Mereka itu misalnya:
1.
Francisco
Vittoria (Spanyol) yang menulis buku Reflectico de Indies yang membahas tentang
hubungan antara Spanyol dan Portugal pada satu pihak dengan orang-orang Indian
di benua Amerika.
2.
Francisco
Suarez yang menulis buku berjudul De Legibus ac de Legislatore yang membahas
peranan Tuhan sebagai pembuat Hukum.
3.
Balthazar Ayala
4.
Alberico
Gentilis
Sedangkan para penulis sesudah Grotius, dipengaruhi oleh ajaran
Hukum Positif. Mereka sudah memisahkan antara Tuhan/agama, moral dan hukum.
Mereka berpijak pada realitas negara-negara.
Para penulis sesudah Grotius itu, antara lain:
1.
Zouche
(1590-1660), seorang guru besar hukum perdata di Oxford
2.
Pfufendorf
(1632-1694), seorang guru besar pada Universitas Heidelberg
3.
Cornelis von
Bynkershock (1673-1743) seorang yurist berkebangsaan Belanda
4.
Christian Wolf
(1609-1764), seorang yurist filsuf dari Jerman
5.
Von Martens
(1756-1821), seorang guru besar berkebangsaan Jerman
6.
Emerich de
Vattel (1714-1767), seorang yurist dan Diplomat Swiss
Pendapat dan pandangan para penulis seperti yang dituangkan dalam
karyanya itu., walaupun tidak persis sama antara satu dengan yang lainnya
mengenai sesuatu hal tetapi telah memberikan warna dan pengaruh tersendiri bagi
pertumbuhan hukum internasional pada masa itu. Pranata-pranata hukum tertentu,
tidak jarang yang tumbuh dan melembaga berkat pandangan dari para sarjana
tersebut.
Semakin mapannya eksistensi negara-negara nasional (kebangsaan)
dengan batas-batas wilayah atau teritorial yang pasti serta hidup berdampingan
secara damai dalm suasana merdeka, berdaulat dan sama derajat, pada pihak
ternyata mampu mengendalikan negara-negara untuk tidak menyelesaikan sengketa
dengan car kekerasan.
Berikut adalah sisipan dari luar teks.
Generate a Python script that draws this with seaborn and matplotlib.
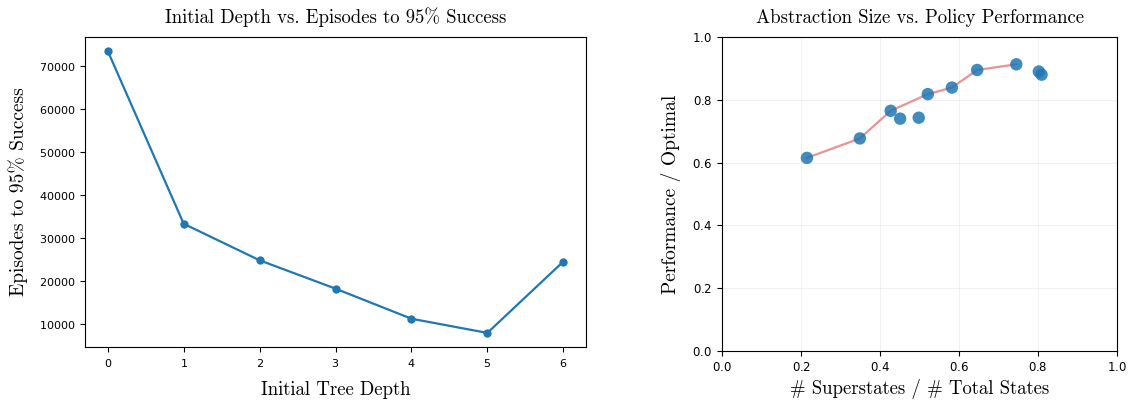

Pada lain pihak juga mendorong mereka untuk menyelesaikan
sengketa dengan jalan damai melalui perundingan.
Lahirlah kemudian cara-cara penyelesaian sengketa melalui
perundingan, komperensi dan kongres-kongres internasional. 13) Dalam
perkembangan selanjutnya konferensi-konferensi itu tidak saja berfungsi sebagai
sarana untuk menyelesaikan sengketa intenasional tetapi juga sebagai sarana
untuk membentuk kaidah-kaidah hukukm internasional mengenai suatu masalah
tertentu. Konferensi-konferensi internasional itu membentuk atau melahirkan
kaidah-kaidah hukum internasional mengenai masalah tertentu yang berbentuk konvensi-konvensi.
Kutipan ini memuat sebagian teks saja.